**Request**
Word for word, restate the lines from the start of the data below through the line containing "(0,0) rectangle (1234,1090);".

**Excerpted data**
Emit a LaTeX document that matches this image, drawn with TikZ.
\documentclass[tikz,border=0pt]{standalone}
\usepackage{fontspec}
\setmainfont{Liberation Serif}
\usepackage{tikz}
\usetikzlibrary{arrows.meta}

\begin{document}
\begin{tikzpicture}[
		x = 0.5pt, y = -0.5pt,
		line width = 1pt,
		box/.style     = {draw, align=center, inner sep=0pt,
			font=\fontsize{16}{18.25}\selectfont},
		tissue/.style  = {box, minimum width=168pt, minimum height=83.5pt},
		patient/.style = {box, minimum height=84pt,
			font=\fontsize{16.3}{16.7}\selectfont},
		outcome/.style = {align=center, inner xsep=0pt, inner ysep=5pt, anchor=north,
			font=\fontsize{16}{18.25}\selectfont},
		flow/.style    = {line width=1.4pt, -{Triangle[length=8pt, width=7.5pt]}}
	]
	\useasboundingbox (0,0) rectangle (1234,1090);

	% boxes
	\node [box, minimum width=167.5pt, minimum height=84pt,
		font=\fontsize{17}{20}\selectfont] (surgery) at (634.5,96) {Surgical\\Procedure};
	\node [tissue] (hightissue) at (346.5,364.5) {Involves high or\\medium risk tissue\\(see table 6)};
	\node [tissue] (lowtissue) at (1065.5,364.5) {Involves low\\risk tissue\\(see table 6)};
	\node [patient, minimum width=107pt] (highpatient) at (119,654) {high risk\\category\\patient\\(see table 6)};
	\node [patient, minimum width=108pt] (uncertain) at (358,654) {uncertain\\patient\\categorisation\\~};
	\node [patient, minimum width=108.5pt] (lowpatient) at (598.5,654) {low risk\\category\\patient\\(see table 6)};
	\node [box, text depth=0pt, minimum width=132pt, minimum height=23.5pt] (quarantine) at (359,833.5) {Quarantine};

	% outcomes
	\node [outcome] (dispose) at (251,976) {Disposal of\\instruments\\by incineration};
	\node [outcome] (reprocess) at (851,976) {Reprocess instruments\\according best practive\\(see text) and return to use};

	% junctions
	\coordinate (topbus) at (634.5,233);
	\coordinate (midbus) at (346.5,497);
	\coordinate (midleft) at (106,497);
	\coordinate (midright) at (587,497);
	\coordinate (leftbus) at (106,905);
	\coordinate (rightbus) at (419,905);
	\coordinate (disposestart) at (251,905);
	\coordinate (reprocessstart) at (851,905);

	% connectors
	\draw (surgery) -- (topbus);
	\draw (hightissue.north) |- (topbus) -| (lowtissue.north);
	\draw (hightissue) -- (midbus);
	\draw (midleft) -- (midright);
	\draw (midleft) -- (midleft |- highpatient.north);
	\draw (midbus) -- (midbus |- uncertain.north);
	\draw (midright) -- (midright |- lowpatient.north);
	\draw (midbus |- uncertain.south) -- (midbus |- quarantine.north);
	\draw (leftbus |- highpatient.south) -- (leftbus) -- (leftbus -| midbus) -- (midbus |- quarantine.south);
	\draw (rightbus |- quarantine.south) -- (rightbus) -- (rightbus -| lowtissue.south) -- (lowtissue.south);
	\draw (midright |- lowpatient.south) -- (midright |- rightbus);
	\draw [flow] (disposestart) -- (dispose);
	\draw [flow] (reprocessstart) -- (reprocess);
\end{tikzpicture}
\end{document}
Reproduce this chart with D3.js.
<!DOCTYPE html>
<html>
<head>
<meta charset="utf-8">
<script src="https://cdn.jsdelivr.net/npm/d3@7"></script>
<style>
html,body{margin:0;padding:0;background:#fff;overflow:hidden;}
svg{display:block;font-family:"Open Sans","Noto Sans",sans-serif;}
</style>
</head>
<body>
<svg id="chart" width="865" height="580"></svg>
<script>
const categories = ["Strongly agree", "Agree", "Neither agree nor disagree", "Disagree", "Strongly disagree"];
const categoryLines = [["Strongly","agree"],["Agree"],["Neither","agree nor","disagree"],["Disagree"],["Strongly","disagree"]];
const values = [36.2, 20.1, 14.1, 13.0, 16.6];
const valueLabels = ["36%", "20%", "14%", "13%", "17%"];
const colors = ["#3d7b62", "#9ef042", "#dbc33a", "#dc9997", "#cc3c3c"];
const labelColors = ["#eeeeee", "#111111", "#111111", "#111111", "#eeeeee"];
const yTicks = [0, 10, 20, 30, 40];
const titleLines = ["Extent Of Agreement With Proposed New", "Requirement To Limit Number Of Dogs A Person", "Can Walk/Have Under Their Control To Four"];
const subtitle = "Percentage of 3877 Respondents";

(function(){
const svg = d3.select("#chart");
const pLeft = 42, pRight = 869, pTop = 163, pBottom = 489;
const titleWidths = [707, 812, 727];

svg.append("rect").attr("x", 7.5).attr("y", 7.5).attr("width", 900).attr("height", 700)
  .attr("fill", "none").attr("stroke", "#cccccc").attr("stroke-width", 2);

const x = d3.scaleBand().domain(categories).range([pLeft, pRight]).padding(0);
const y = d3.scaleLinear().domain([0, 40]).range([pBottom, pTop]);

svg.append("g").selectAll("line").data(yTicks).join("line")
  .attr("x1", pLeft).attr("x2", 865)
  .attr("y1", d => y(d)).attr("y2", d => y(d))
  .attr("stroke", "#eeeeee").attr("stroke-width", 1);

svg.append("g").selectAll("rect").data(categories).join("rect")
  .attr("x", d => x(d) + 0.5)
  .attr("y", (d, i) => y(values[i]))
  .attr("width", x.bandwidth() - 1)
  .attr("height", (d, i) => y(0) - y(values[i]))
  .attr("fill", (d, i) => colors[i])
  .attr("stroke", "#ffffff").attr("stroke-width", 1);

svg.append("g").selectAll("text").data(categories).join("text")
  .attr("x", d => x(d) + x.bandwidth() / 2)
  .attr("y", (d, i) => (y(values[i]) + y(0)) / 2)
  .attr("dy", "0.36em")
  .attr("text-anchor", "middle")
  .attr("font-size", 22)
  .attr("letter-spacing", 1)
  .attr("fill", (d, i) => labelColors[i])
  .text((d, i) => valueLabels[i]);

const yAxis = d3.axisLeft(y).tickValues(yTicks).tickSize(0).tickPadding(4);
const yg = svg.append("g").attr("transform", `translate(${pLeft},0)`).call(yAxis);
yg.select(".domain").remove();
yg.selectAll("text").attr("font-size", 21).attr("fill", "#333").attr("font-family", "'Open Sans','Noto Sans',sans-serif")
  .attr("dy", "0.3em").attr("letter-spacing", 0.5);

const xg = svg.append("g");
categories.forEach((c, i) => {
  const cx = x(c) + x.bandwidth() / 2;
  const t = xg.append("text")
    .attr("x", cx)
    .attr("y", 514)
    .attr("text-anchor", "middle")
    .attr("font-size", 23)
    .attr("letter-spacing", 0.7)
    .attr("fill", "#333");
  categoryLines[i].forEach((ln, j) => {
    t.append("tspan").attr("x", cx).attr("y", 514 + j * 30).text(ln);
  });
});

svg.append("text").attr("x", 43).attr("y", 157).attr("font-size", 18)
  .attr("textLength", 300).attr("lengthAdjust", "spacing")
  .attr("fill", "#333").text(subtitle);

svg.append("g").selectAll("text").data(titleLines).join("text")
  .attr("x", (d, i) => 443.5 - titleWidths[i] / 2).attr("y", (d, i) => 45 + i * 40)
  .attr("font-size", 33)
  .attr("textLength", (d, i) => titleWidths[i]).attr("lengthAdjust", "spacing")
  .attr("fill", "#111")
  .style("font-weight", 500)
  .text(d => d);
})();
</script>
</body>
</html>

**Response to the exercise**
Emit a LaTeX document that matches this image, drawn with TikZ.
\documentclass[tikz,border=0pt]{standalone}
\usepackage{fontspec}
\setmainfont{Liberation Serif}
\usepackage{tikz}
\usetikzlibrary{arrows.meta}

\begin{document}
\begin{tikzpicture}[
		x = 0.5pt, y = -0.5pt,
		line width = 1pt,
		box/.style     = {draw, align=center, inner sep=0pt,
			font=\fontsize{16}{18.25}\selectfont},
		tissue/.style  = {box, minimum width=168pt, minimum height=83.5pt},
		patient/.style = {box, minimum height=84pt,
			font=\fontsize{16.3}{16.7}\selectfont},
		outcome/.style = {align=center, inner xsep=0pt, inner ysep=5pt, anchor=north,
			font=\fontsize{16}{18.25}\selectfont},
		flow/.style    = {line width=1.4pt, -{Triangle[length=8pt, width=7.5pt]}}
	]
	\useasboundingbox (0,0) rectangle (1234,1090);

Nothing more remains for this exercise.